● **WHAT IS EXPECTED**
Leaving out every picture, copy the lines of the data exactly, from the first through the line containing "0 G 2 Tr 1.4".

● **SOURCE EXCERPT**
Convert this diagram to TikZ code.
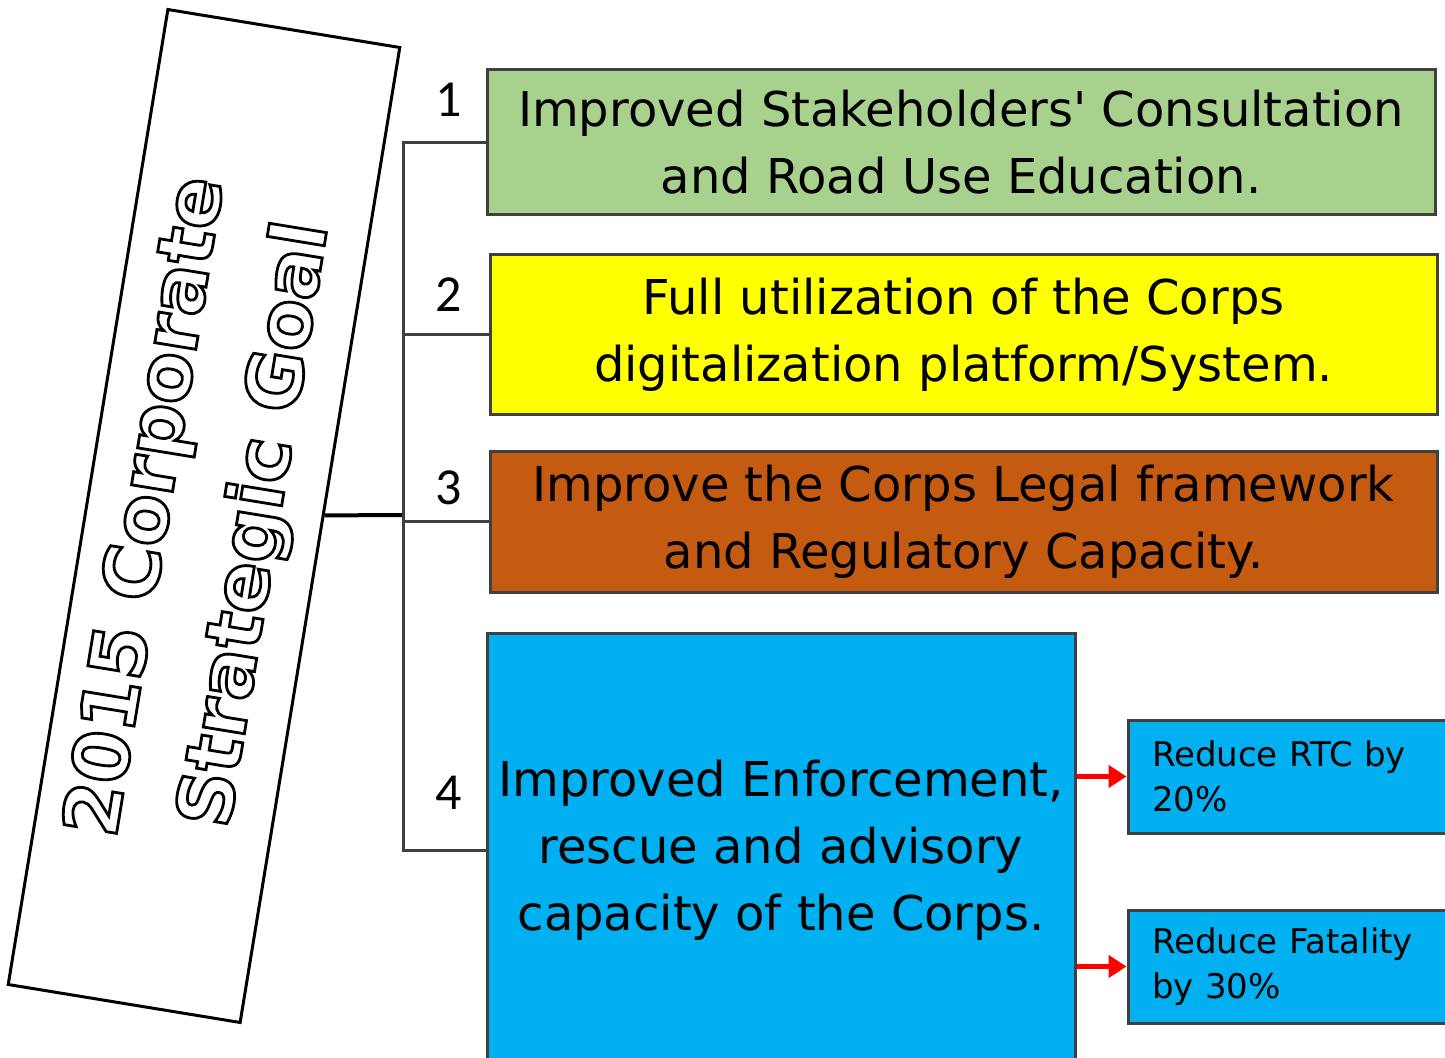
\documentclass[tikz,border=0pt]{standalone}
\usepackage{fontspec}
\usepackage{xcolor}
\usetikzlibrary{arrows.meta}
\setmainfont{DejaVu Sans}
\newfontfamily\numfont{Carlito}
\definecolor{objgreen}{RGB}{169,209,142}
\definecolor{objyellow}{RGB}{255,255,0}
\definecolor{objorange}{RGB}{197,90,17}
\definecolor{objblue}{RGB}{0,176,240}
\definecolor{edgegray}{RGB}{64,64,64}
% hollow letters: white fill, black stroke
\newcommand{\hollow}[1]{\special{pdf:literal 0 G 2 Tr 1.4 w}#1\special{pdf:literal 0 Tr}}

\tikzset{
  objbox/.style={draw = edgegray, line width=1.5pt, align=center, font=\fontsize{24}{33.5}\selectfont},
  targetbox/.style={draw = edgegray, line width=1.5pt, fill = objblue, align=left, text width=137pt, inner xsep=12pt, font=\fontsize{17}{22.5}\selectfont},
  numlabel/.style={font=\numfont\fontsize{26}{30}\selectfont},
  link/.style={draw = edgegray, line width=1.5pt},
  redarrow/.style={red, line width=2.5pt, -{Triangle[length=9pt,width=11pt]}}
}

\begin{document}
\begin{tikzpicture}[x=0.5pt, y=-0.5pt]
\useasboundingbox (0,0) rectangle (1445,1058);
% the goal
\node[draw, line width=1.5pt, text = white, rotate=80.7, minimum width=494pt, minimum height=117.5pt, align=center, font=\bfseries\fontsize{38}{55}\selectfont] (goal) at (204,516) {\hollow{2015 Corporate}\\\hollow{Strategic Goal}};
% objectives
\node[objbox, fill = objgreen, minimum width=474pt, minimum height=72.5pt] (obj1) at (961,142.5) {Improved Stakeholders\textquotesingle{} Consultation\\and Road Use Education.};
\node[objbox, fill = objyellow, minimum width=473.5pt, minimum height=80pt] (obj2) at (963.5,335) {Full utilization of the Corps\\digitalization platform/System.};
\node[objbox, fill = objorange, minimum width=473.5pt, minimum height=70pt] (obj3) at (963.5,522) {Improve the Corps Legal framework\\and Regulatory Capacity.};
\node[objbox, fill = objblue, minimum width=294pt, minimum height=217pt] (obj4) at (781,850) {Improved Enforcement,\\rescue and advisory\\capacity of the Corps.};
\node[targetbox, minimum height=56.5pt] (rtc) at (1289,776.5) {Reduce RTC by\\20\%};
\node[targetbox, minimum height=56.5pt] (fatal) at (1289,966.5) {Reduce Fatality\\by 30\%};
% numbers
\node[numlabel] (num1) at (449,100) {1};
\node[numlabel] (num2) at (449,295) {2};
\node[numlabel] (num3) at (449,488) {3};
\node[numlabel] (num4) at (449,793) {4};
% connectors
\coordinate (trunk) at (403,515);
\draw[line width=2pt] (goal) -- (trunk);
\draw[link] (obj1.west) -| (trunk) |- (obj4.west);
\draw[link] (obj2.west) -- (obj2.west -| trunk);
\draw[link] (obj3.west) -- (obj3.west -| trunk);
\draw[redarrow] (obj4.east |- rtc.west) -- (rtc.west);
\draw[redarrow] (obj4.east |- fatal.west) -- (fatal.west);
\end{tikzpicture}
\end{document}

● **FINAL RESULT**
Convert this diagram to TikZ code.
\documentclass[tikz,border=0pt]{standalone}
\usepackage{fontspec}
\usepackage{xcolor}
\usetikzlibrary{arrows.meta}
\setmainfont{DejaVu Sans}
\newfontfamily\numfont{Carlito}
\definecolor{objgreen}{RGB}{169,209,142}
\definecolor{objyellow}{RGB}{255,255,0}
\definecolor{objorange}{RGB}{197,90,17}
\definecolor{objblue}{RGB}{0,176,240}
\definecolor{edgegray}{RGB}{64,64,64}
% hollow letters: white fill, black stroke
\newcommand{\hollow}[1]{\special{pdf:literal 0 G 2 Tr 1.4 w}#1\special{pdf:literal 0 Tr}}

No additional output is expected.